▶ _MATERIAL SHOWN_:
%%
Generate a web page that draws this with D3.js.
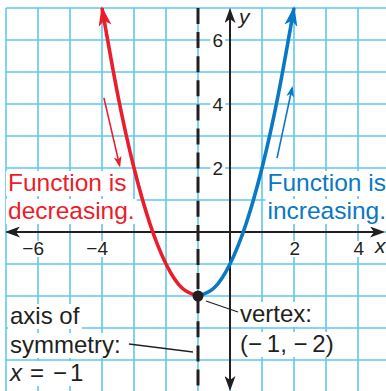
%%
%%
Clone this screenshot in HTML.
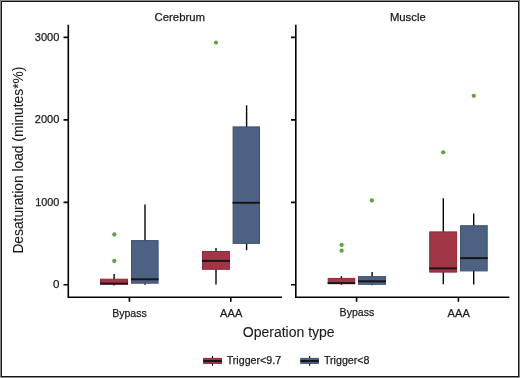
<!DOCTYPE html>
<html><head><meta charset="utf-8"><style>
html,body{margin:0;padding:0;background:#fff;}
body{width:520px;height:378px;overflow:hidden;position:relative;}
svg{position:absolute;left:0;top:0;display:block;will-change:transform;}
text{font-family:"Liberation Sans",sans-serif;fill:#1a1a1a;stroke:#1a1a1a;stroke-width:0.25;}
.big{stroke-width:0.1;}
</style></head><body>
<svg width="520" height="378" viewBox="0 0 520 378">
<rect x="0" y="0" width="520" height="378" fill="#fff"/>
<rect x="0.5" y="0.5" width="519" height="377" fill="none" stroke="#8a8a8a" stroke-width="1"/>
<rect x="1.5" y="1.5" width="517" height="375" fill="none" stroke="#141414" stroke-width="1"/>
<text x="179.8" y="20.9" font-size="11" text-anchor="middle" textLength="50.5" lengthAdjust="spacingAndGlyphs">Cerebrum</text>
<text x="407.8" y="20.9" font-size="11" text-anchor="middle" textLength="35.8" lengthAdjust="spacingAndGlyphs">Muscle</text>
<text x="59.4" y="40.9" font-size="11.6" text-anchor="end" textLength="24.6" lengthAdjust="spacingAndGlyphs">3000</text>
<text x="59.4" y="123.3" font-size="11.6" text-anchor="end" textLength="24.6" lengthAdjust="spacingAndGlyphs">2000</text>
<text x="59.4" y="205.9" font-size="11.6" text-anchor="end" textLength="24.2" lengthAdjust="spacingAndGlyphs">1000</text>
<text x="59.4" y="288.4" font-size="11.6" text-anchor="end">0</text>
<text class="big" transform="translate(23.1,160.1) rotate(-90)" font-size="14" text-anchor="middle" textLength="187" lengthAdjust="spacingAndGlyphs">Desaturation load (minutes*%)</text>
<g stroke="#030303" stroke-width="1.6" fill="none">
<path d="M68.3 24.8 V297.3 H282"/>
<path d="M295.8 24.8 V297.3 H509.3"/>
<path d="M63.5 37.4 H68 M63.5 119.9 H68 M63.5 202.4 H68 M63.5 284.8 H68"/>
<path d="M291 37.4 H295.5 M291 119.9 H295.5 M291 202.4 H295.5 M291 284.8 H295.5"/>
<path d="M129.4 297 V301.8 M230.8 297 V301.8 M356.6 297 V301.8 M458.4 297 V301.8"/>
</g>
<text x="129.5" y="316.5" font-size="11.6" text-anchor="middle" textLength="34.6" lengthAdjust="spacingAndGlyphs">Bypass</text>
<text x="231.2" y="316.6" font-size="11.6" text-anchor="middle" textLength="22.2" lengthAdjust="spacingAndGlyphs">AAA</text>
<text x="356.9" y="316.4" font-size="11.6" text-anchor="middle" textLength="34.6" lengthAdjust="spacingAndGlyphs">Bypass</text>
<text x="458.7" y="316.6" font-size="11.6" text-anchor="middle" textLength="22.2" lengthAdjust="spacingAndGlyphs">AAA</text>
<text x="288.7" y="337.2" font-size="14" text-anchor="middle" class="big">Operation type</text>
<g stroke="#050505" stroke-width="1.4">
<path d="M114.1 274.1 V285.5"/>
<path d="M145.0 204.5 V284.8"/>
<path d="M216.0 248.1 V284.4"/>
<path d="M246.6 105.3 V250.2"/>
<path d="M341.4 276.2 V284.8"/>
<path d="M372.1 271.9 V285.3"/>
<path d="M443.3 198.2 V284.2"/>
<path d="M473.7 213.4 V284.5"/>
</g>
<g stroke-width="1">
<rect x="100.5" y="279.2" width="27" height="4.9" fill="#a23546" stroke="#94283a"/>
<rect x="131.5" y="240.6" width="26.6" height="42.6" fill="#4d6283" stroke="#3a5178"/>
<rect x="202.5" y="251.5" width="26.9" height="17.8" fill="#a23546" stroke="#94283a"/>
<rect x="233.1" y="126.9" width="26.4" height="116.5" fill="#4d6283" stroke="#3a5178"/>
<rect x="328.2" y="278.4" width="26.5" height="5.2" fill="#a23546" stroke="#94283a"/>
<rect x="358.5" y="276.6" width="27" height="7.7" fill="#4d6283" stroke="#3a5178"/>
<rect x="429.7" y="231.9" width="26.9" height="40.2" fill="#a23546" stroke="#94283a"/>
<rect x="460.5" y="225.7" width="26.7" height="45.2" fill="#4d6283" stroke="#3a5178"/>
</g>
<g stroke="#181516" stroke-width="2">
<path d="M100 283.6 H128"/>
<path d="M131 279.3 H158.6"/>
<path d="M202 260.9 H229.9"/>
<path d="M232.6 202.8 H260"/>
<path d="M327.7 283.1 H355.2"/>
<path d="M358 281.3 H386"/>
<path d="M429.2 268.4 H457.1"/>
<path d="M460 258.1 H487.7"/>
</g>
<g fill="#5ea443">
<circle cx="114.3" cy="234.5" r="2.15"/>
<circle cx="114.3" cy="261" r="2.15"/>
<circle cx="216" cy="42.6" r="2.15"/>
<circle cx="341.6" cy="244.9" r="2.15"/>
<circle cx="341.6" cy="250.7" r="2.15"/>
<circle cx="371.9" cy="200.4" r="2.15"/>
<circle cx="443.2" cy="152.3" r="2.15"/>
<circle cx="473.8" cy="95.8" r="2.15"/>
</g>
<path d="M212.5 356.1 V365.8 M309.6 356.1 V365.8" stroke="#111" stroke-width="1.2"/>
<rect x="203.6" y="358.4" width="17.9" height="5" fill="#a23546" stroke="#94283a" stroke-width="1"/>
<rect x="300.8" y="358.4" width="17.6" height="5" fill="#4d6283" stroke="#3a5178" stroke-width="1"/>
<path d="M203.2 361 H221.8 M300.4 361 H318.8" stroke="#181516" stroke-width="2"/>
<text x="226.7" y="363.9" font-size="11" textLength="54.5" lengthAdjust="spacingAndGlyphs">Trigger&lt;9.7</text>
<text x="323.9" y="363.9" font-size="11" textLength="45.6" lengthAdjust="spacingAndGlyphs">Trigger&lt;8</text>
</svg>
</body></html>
%%
▶ _SHORT TASK_:
Pick out the lines containing the string "this".

▶ _EXERCISE OUTPUT_:
Generate a web page that draws this with D3.js.
Clone this screenshot in HTML.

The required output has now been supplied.